_EXERCISE INSTRUCTIONS:_
Print every entry, word for word, and skip the images.

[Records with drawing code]

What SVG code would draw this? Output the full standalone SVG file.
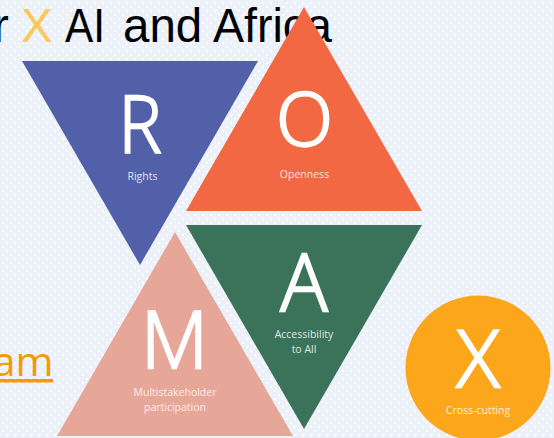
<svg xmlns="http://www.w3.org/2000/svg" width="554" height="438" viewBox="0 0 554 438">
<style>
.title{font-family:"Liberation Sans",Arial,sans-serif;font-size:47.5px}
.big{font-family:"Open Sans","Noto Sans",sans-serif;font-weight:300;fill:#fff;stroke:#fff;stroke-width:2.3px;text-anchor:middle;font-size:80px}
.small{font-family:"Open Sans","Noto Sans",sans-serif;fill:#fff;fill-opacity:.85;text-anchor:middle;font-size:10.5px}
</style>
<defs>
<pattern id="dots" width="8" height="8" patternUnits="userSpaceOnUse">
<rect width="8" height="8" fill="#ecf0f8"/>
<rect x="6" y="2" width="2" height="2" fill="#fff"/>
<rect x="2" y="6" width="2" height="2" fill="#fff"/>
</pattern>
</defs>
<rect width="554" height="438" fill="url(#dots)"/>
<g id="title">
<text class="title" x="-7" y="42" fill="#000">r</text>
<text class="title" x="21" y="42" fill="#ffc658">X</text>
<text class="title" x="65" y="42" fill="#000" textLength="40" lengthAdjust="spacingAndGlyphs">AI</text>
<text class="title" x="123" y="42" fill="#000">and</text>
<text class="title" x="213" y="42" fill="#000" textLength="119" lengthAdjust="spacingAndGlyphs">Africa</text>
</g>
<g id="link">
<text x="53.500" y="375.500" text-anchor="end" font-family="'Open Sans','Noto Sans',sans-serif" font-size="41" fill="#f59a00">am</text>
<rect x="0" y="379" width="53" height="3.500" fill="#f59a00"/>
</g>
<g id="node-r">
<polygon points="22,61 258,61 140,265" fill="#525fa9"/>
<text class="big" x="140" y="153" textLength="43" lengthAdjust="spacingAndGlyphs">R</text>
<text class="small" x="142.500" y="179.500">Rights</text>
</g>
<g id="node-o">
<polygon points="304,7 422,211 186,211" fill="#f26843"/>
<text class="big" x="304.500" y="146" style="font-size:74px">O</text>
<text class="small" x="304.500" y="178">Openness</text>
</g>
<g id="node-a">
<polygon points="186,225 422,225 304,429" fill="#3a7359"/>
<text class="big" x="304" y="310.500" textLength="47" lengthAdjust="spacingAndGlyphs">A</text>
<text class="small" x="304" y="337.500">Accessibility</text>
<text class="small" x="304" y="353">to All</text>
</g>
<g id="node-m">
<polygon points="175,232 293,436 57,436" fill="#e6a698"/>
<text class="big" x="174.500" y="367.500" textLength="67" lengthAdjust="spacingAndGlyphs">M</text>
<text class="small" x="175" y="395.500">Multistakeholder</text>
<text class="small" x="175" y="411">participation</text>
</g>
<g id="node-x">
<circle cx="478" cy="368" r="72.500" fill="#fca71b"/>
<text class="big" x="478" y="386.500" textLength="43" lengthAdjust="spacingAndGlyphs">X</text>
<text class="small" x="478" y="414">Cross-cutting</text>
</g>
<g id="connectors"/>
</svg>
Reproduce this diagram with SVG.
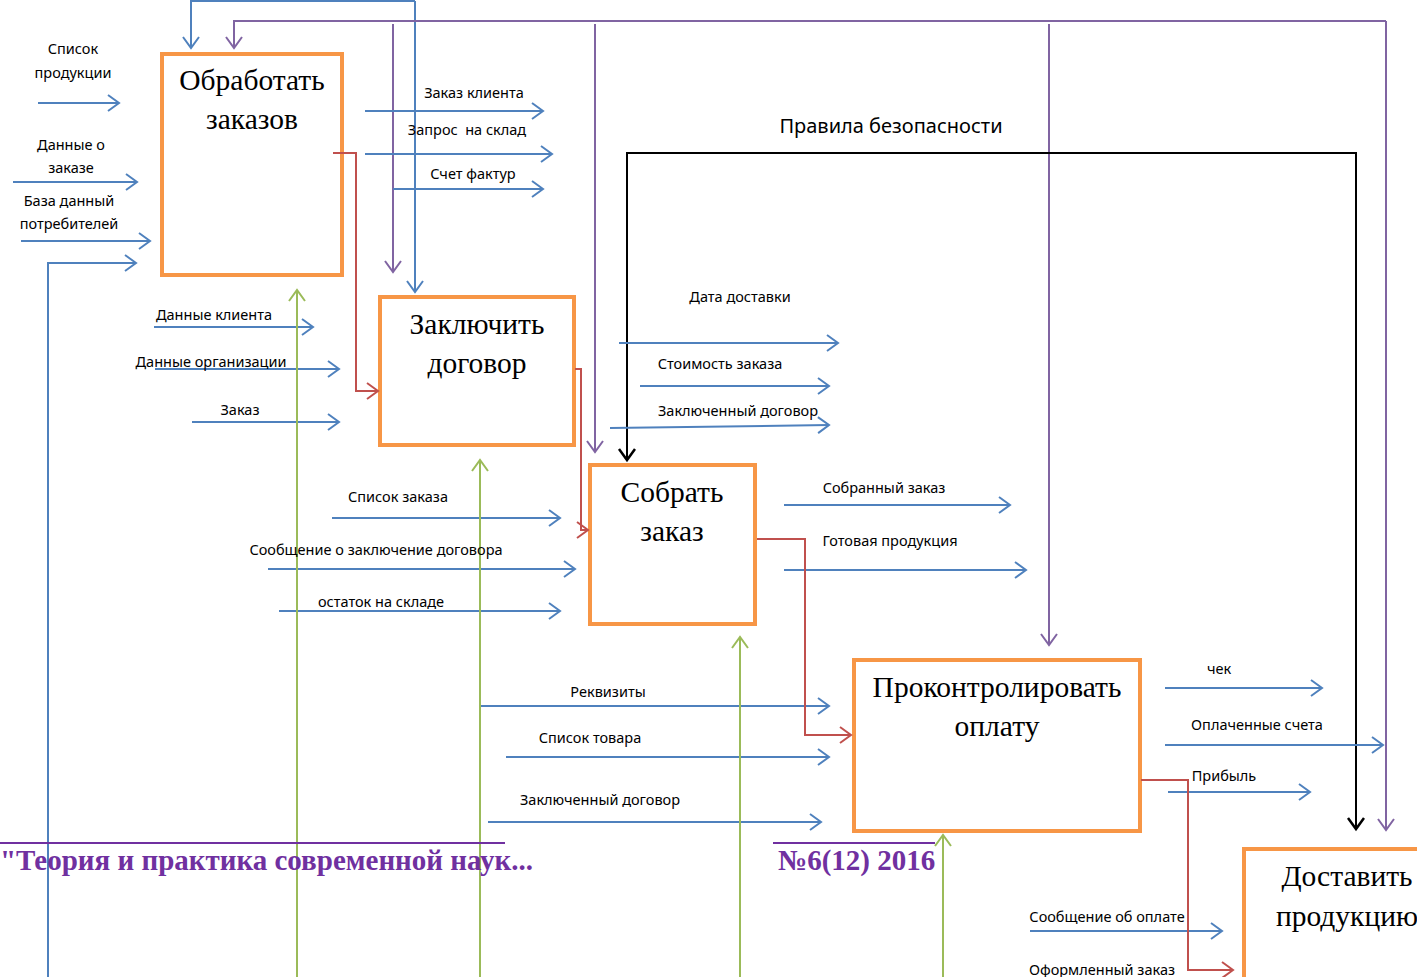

_THE ANSWER:_
What SVG code would draw this? Output the full standalone SVG file.
<svg xmlns="http://www.w3.org/2000/svg" width="554" height="438" viewBox="0 0 554 438">
<style>
.title{font-family:"Liberation Sans",Arial,sans-serif;font-size:47.5px}
.big{font-family:"Open Sans","Noto Sans",sans-serif;font-weight:300;fill:#fff;stroke:#fff;stroke-width:2.3px;text-anchor:middle;font-size:80px}
.small{font-family:"Open Sans","Noto Sans",sans-serif;fill:#fff;fill-opacity:.85;text-anchor:middle;font-size:10.5px}
</style>
<defs>
<pattern id="dots" width="8" height="8" patternUnits="userSpaceOnUse">
<rect width="8" height="8" fill="#ecf0f8"/>
<rect x="6" y="2" width="2" height="2" fill="#fff"/>
<rect x="2" y="6" width="2" height="2" fill="#fff"/>
</pattern>
</defs>
<rect width="554" height="438" fill="url(#dots)"/>
<g id="title">
<text class="title" x="-7" y="42" fill="#000">r</text>
<text class="title" x="21" y="42" fill="#ffc658">X</text>
<text class="title" x="65" y="42" fill="#000" textLength="40" lengthAdjust="spacingAndGlyphs">AI</text>
<text class="title" x="123" y="42" fill="#000">and</text>
<text class="title" x="213" y="42" fill="#000" textLength="119" lengthAdjust="spacingAndGlyphs">Africa</text>
</g>
<g id="link">
<text x="53.500" y="375.500" text-anchor="end" font-family="'Open Sans','Noto Sans',sans-serif" font-size="41" fill="#f59a00">am</text>
<rect x="0" y="379" width="53" height="3.500" fill="#f59a00"/>
</g>
<g id="node-r">
<polygon points="22,61 258,61 140,265" fill="#525fa9"/>
<text class="big" x="140" y="153" textLength="43" lengthAdjust="spacingAndGlyphs">R</text>
<text class="small" x="142.500" y="179.500">Rights</text>
</g>
<g id="node-o">
<polygon points="304,7 422,211 186,211" fill="#f26843"/>
<text class="big" x="304.500" y="146" style="font-size:74px">O</text>
<text class="small" x="304.500" y="178">Openness</text>
</g>
<g id="node-a">
<polygon points="186,225 422,225 304,429" fill="#3a7359"/>
<text class="big" x="304" y="310.500" textLength="47" lengthAdjust="spacingAndGlyphs">A</text>
<text class="small" x="304" y="337.500">Accessibility</text>
<text class="small" x="304" y="353">to All</text>
</g>
<g id="node-m">
<polygon points="175,232 293,436 57,436" fill="#e6a698"/>
<text class="big" x="174.500" y="367.500" textLength="67" lengthAdjust="spacingAndGlyphs">M</text>
<text class="small" x="175" y="395.500">Multistakeholder</text>
<text class="small" x="175" y="411">participation</text>
</g>
<g id="node-x">
<circle cx="478" cy="368" r="72.500" fill="#fca71b"/>
<text class="big" x="478" y="386.500" textLength="43" lengthAdjust="spacingAndGlyphs">X</text>
<text class="small" x="478" y="414">Cross-cutting</text>
</g>
<g id="connectors"/>
</svg>
Reproduce this diagram with SVG.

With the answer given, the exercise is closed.